By Pat Walsh
This post excerpts a portion of “Shining Chega’s Lights in the Cracks,” published in the book Flowers in the Wall (University of Calgary Press, 2018).
Since 2009, when the CTF report, Per Memoriam Ad Spem (Through Memory to Hope), was released, I have argued that it should be embraced because, although it does not go as far as Chega!, and is especially weak on the fundamental issue of impunity, some of its findings and recommendations are very similar to those of the CAVR. Unlike the CAVR’s report, however, the CTF’s recommendations also enjoy the status of being officially endorsed by both governments—in Indonesia’s case by president Susilo Bambang Yudhoyono, himself a former military officer in Timor-Leste.

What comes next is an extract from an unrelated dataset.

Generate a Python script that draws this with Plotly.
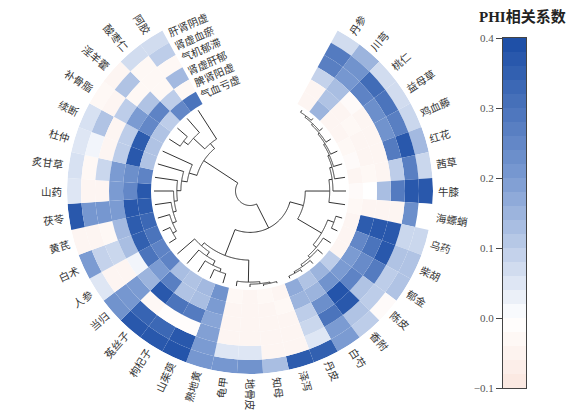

The CTF was established by the presidents of Indonesia and Timor-Leste in 2005 as the CAVR was winding up. A bilateral body led and staffed by respected nationals from both countries, it mainly operated out of, and was controlled by, Indonesia. Not surprisingly, then, many concluded that its function was to override and neutralise Chega!, and that its mandate to focus only on specific periods in 1999, to offer amnesty, not to name names, and even to clear the names of those “wrongfully accused,” was provocative and a patent whitewash in the making. It was effectively boycotted by the UN, NGOs in Indonesia and Timor-Leste, and the victims themselves. The CAVR did not oppose it a priori but called for any further truth-seeking to complement, not contradict, the CAVR’s work and to strengthen, not weaken, the chances of criminal justice.
In some respects, however, the CTF belied these concerns. The CTF did not recommend anyone for amnesty or clear the names of any individuals and, like the CAVR before it, it concluded that crimes against humanity and war crimes were committed in Timor-Leste in 1999. Though it stopped short of naming names, it also affirmed that the Indonesian military and its militias were principally responsible for these excesses. Furthermore, the CTF recommended reparations for victims and the opening of Indonesian archives as part of a joint, long-term research project into the causes and impact of the conflict. As its title indicates, Per Memoriam Ad Spem represents a clear official commitment to remembering the Timor-Leste issue in Indonesia rather than having it swept under the carpet. It is an open invitation for joint examination of the issue that is waiting to be taken up. Unfortunately, few Indonesian researchers and intellectuals seem to be aware of the report. Neither government made it available on the Internet (though the Indonesia-based group Asian Justice and Rights, or AJAR, has posted an English translation of the report). Meanwhile, responses to its recommendations have been subjected to in-house management by senior public servants on both sides. Indonesian-Timorese government negotiations remain focussed on border and pension issues, not recommendations concerning human rights or the broad joint interrogation of the shared history of both countries recommended by the report.
While some aspects of the CTF’s work are to be welcomed, its contribution should not be overstated. The CTF did not claim, or even intend, to facilitate reconciliation between Indonesian perpetrators and their Timorese victims. It settled for “friendship.” Arguably, even this is too big a claim, given the pragmatic self-interest at work on both sides: “marriage of convenience” might be a more accurate description of the outcome. Indonesian politicians are silent on the matter but the claim by some Timorese politicians that the CTF is a unique international model of reconciliation is an exaggeration prompted more by self-defence against erstwhile critics than by reality. It also does violence to the deeply sensitive concept of reconciliation, gives comfort to perpetrators over victims, and weakens the campaign against impunity across Asia.